AVAILABLE DATA:

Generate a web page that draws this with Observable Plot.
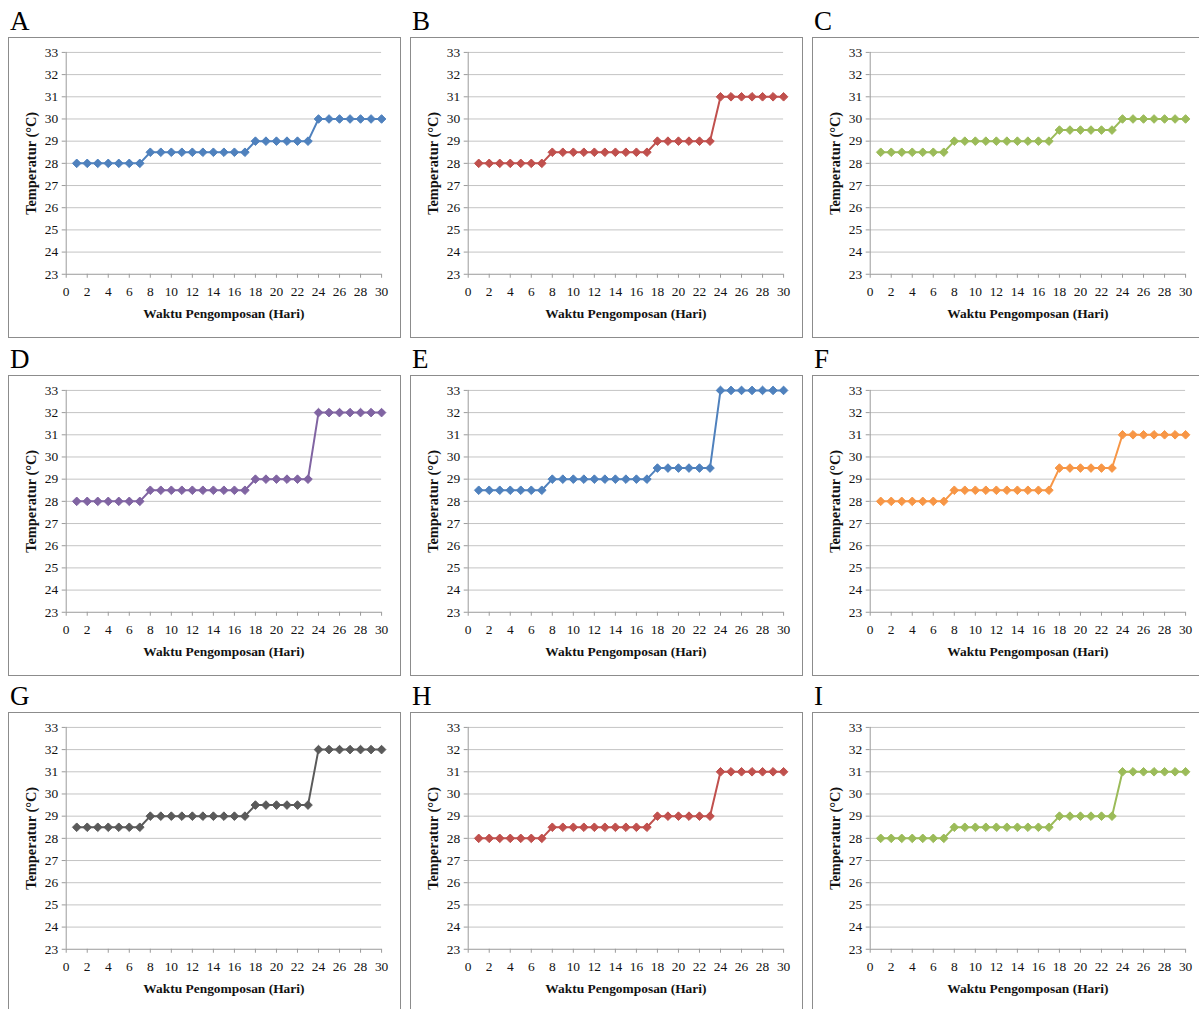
<!DOCTYPE html>
<html>
<head>
<meta charset="utf-8">
<script src="https://cdn.jsdelivr.net/npm/d3@7"></script>
<script src="https://cdn.jsdelivr.net/npm/@observablehq/plot@0.6"></script>
<style>
  html, body { margin: 0; padding: 0; background: #fff; }
  body { width: 1199px; height: 1009px; overflow: hidden; position: relative; font-family: "Liberation Serif", "DejaVu Serif", serif; }
  .letter { position: absolute; font-size: 27px; line-height: 1; color: #000; }
  .panel { position: absolute; width: 393px; height: 301px; border: 1px solid #8c8c8c; box-sizing: border-box; background: #fff; }
  .panel svg { position: absolute; left: -1px; top: -1px; overflow: visible; }
</style>
</head>
<body>
<script>
// ---- data ----
const panelNames = ["A", "B", "C", "D", "E", "F", "G", "H", "I"];
const panelColors = ["#4f81bd", "#c0504d", "#9bbb59", "#8064a2", "#4f81bd", "#f79646", "#5a5a5a", "#c0504d", "#9bbb59"];
const days = [1,2,3,4,5,6,7,8,9,10,11,12,13,14,15,16,17,18,19,20,21,22,23,24,25,26,27,28,29,30];
const tempA = [28,28,28,28,28,28,28,28.5,28.5,28.5,28.5,28.5,28.5,28.5,28.5,28.5,28.5,29,29,29,29,29,29,30,30,30,30,30,30,30];
const tempB = [28,28,28,28,28,28,28,28.5,28.5,28.5,28.5,28.5,28.5,28.5,28.5,28.5,28.5,29,29,29,29,29,29,31,31,31,31,31,31,31];
const tempC = [28.5,28.5,28.5,28.5,28.5,28.5,28.5,29,29,29,29,29,29,29,29,29,29,29.5,29.5,29.5,29.5,29.5,29.5,30,30,30,30,30,30,30];
const tempD = [28,28,28,28,28,28,28,28.5,28.5,28.5,28.5,28.5,28.5,28.5,28.5,28.5,28.5,29,29,29,29,29,29,32,32,32,32,32,32,32];
const tempE = [28.5,28.5,28.5,28.5,28.5,28.5,28.5,29,29,29,29,29,29,29,29,29,29,29.5,29.5,29.5,29.5,29.5,29.5,33,33,33,33,33,33,33];
const tempF = [28,28,28,28,28,28,28,28.5,28.5,28.5,28.5,28.5,28.5,28.5,28.5,28.5,28.5,29.5,29.5,29.5,29.5,29.5,29.5,31,31,31,31,31,31,31];
const tempG = [28.5,28.5,28.5,28.5,28.5,28.5,28.5,29,29,29,29,29,29,29,29,29,29,29.5,29.5,29.5,29.5,29.5,29.5,32,32,32,32,32,32,32];
const tempH = [28,28,28,28,28,28,28,28.5,28.5,28.5,28.5,28.5,28.5,28.5,28.5,28.5,28.5,29,29,29,29,29,29,31,31,31,31,31,31,31];
const tempI = [28,28,28,28,28,28,28,28.5,28.5,28.5,28.5,28.5,28.5,28.5,28.5,28.5,28.5,29,29,29,29,29,29,31,31,31,31,31,31,31];
const xTicks = [0,2,4,6,8,10,12,14,16,18,20,22,24,26,28,30];
const yTicks = [23,24,25,26,27,28,29,30,31,32,33];
const xLabel = "Waktu Pengomposan (Hari)";
const yLabel = "Temperatur (°C)";

const allTemps = [tempA, tempB, tempC, tempD, tempE, tempF, tempG, tempH, tempI];

// ---- layout ----
const colX = [8, 410, 812];
const rowY = [37, 375, 712];

panelNames.forEach((name, i) => {
  const col = i % 3, row = Math.floor(i / 3);
  const left = colX[col], top = rowY[row];

  const letter = document.createElement("div");
  letter.className = "letter";
  letter.textContent = name;
  letter.style.left = (left + 2) + "px";
  letter.style.top = (top - 29) + "px";
  document.body.appendChild(letter);

  const box = document.createElement("div");
  box.className = "panel";
  box.style.left = left + "px";
  box.style.top = top + "px";
  document.body.appendChild(box);

  const data = days.map((d, k) => ({day: d, temp: allTemps[i][k]}));
  const color = panelColors[i];

  const chart = Plot.plot({
    width: 393,
    height: 301,
    marginLeft: 58,
    marginRight: 18,
    marginTop: 15,
    marginBottom: 63,
    style: {fontFamily: "'Liberation Serif', serif", fontSize: "13.5px", color: "#111", background: "transparent"},
    x: {domain: [0, 30], ticks: xTicks},
    y: {domain: [23, 33], ticks: yTicks},
    marks: [
      Plot.ruleY(yTicks.slice(1), {stroke: "#c4c4c4", strokeWidth: 1}),
      Plot.ruleY([23], {stroke: "#9a9a9a", strokeWidth: 1}),
      Plot.ruleX([0], {stroke: "#9a9a9a", strokeWidth: 1}),
      Plot.axisX({ticks: xTicks, tickSize: 4, tickPadding: 8, stroke: "#9a9a9a", label: null, fill: "#111", fontSize: 13.5}),
      Plot.axisY({ticks: yTicks, tickSize: 4, tickPadding: 4, stroke: "#9a9a9a", label: null, fill: "#111", fontSize: 13.5}),
      Plot.line(data, {x: "day", y: "temp", stroke: color, strokeWidth: 2}),
      Plot.dot(data, {x: "day", y: "temp", symbol: "diamond2", r: 3.9, fill: color, stroke: color, strokeWidth: 1}),
      Plot.text([xLabel], {frameAnchor: "bottom", dy: 44, text: d => d, fontWeight: "bold", fontSize: 13.5, fill: "#111"}),
      Plot.text([yLabel], {frameAnchor: "left", textAnchor: "middle", dx: -35, rotate: -90, text: d => d, fontWeight: "bold", fontSize: 14.5, fill: "#111"})
    ]
  });
  box.appendChild(chart);
});
</script>
</body>
</html>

REQUIREMENT: Omit pictures; set down the rest of the material word for word.

RESULT FOR THIS EXERCISE:
Generate a web page that draws this with Observable Plot.
<!DOCTYPE html>
<html>
<head>
<meta charset="utf-8">
<script src="https://cdn.jsdelivr.net/npm/d3@7"></script>
<script src="https://cdn.jsdelivr.net/npm/@observablehq/plot@0.6"></script>
<style>
  html, body { margin: 0; padding: 0; background: #fff; }
  body { width: 1199px; height: 1009px; overflow: hidden; position: relative; font-family: "Liberation Serif", "DejaVu Serif", serif; }
  .letter { position: absolute; font-size: 27px; line-height: 1; color: #000; }
  .panel { position: absolute; width: 393px; height: 301px; border: 1px solid #8c8c8c; box-sizing: border-box; background: #fff; }
  .panel svg { position: absolute; left: -1px; top: -1px; overflow: visible; }
</style>
</head>
<body>
<script>
// ---- data ----
const panelNames = ["A", "B", "C", "D", "E", "F", "G", "H", "I"];
const panelColors = ["#4f81bd", "#c0504d", "#9bbb59", "#8064a2", "#4f81bd", "#f79646", "#5a5a5a", "#c0504d", "#9bbb59"];
const days = [1,2,3,4,5,6,7,8,9,10,11,12,13,14,15,16,17,18,19,20,21,22,23,24,25,26,27,28,29,30];
const tempA = [28,28,28,28,28,28,28,28.5,28.5,28.5,28.5,28.5,28.5,28.5,28.5,28.5,28.5,29,29,29,29,29,29,30,30,30,30,30,30,30];
const tempB = [28,28,28,28,28,28,28,28.5,28.5,28.5,28.5,28.5,28.5,28.5,28.5,28.5,28.5,29,29,29,29,29,29,31,31,31,31,31,31,31];
const tempC = [28.5,28.5,28.5,28.5,28.5,28.5,28.5,29,29,29,29,29,29,29,29,29,29,29.5,29.5,29.5,29.5,29.5,29.5,30,30,30,30,30,30,30];
const tempD = [28,28,28,28,28,28,28,28.5,28.5,28.5,28.5,28.5,28.5,28.5,28.5,28.5,28.5,29,29,29,29,29,29,32,32,32,32,32,32,32];
const tempE = [28.5,28.5,28.5,28.5,28.5,28.5,28.5,29,29,29,29,29,29,29,29,29,29,29.5,29.5,29.5,29.5,29.5,29.5,33,33,33,33,33,33,33];
const tempF = [28,28,28,28,28,28,28,28.5,28.5,28.5,28.5,28.5,28.5,28.5,28.5,28.5,28.5,29.5,29.5,29.5,29.5,29.5,29.5,31,31,31,31,31,31,31];
const tempG = [28.5,28.5,28.5,28.5,28.5,28.5,28.5,29,29,29,29,29,29,29,29,29,29,29.5,29.5,29.5,29.5,29.5,29.5,32,32,32,32,32,32,32];
const tempH = [28,28,28,28,28,28,28,28.5,28.5,28.5,28.5,28.5,28.5,28.5,28.5,28.5,28.5,29,29,29,29,29,29,31,31,31,31,31,31,31];
const tempI = [28,28,28,28,28,28,28,28.5,28.5,28.5,28.5,28.5,28.5,28.5,28.5,28.5,28.5,29,29,29,29,29,29,31,31,31,31,31,31,31];
const xTicks = [0,2,4,6,8,10,12,14,16,18,20,22,24,26,28,30];
const yTicks = [23,24,25,26,27,28,29,30,31,32,33];
const xLabel = "Waktu Pengomposan (Hari)";
const yLabel = "Temperatur (°C)";

const allTemps = [tempA, tempB, tempC, tempD, tempE, tempF, tempG, tempH, tempI];

// ---- layout ----
const colX = [8, 410, 812];
const rowY = [37, 375, 712];

panelNames.forEach((name, i) => {
  const col = i % 3, row = Math.floor(i / 3);
  const left = colX[col], top = rowY[row];

  const letter = document.createElement("div");
  letter.className = "letter";
  letter.textContent = name;
  letter.style.left = (left + 2) + "px";
  letter.style.top = (top - 29) + "px";
  document.body.appendChild(letter);

  const box = document.createElement("div");
  box.className = "panel";
  box.style.left = left + "px";
  box.style.top = top + "px";
  document.body.appendChild(box);

  const data = days.map((d, k) => ({day: d, temp: allTemps[i][k]}));
  const color = panelColors[i];

  const chart = Plot.plot({
    width: 393,
    height: 301,
    marginLeft: 58,
    marginRight: 18,
    marginTop: 15,
    marginBottom: 63,
    style: {fontFamily: "'Liberation Serif', serif", fontSize: "13.5px", color: "#111", background: "transparent"},
    x: {domain: [0, 30], ticks: xTicks},
    y: {domain: [23, 33], ticks: yTicks},
    marks: [
      Plot.ruleY(yTicks.slice(1), {stroke: "#c4c4c4", strokeWidth: 1}),
      Plot.ruleY([23], {stroke: "#9a9a9a", strokeWidth: 1}),
      Plot.ruleX([0], {stroke: "#9a9a9a", strokeWidth: 1}),
      Plot.axisX({ticks: xTicks, tickSize: 4, tickPadding: 8, stroke: "#9a9a9a", label: null, fill: "#111", fontSize: 13.5}),
      Plot.axisY({ticks: yTicks, tickSize: 4, tickPadding: 4, stroke: "#9a9a9a", label: null, fill: "#111", fontSize: 13.5}),
      Plot.line(data, {x: "day", y: "temp", stroke: color, strokeWidth: 2}),
      Plot.dot(data, {x: "day", y: "temp", symbol: "diamond2", r: 3.9, fill: color, stroke: color, strokeWidth: 1}),
      Plot.text([xLabel], {frameAnchor: "bottom", dy: 44, text: d => d, fontWeight: "bold", fontSize: 13.5, fill: "#111"}),
      Plot.text([yLabel], {frameAnchor: "left", textAnchor: "middle", dx: -35, rotate: -90, text: d => d, fontWeight: "bold", fontSize: 14.5, fill: "#111"})
    ]
  });
  box.appendChild(chart);
});
</script>
</body>
</html>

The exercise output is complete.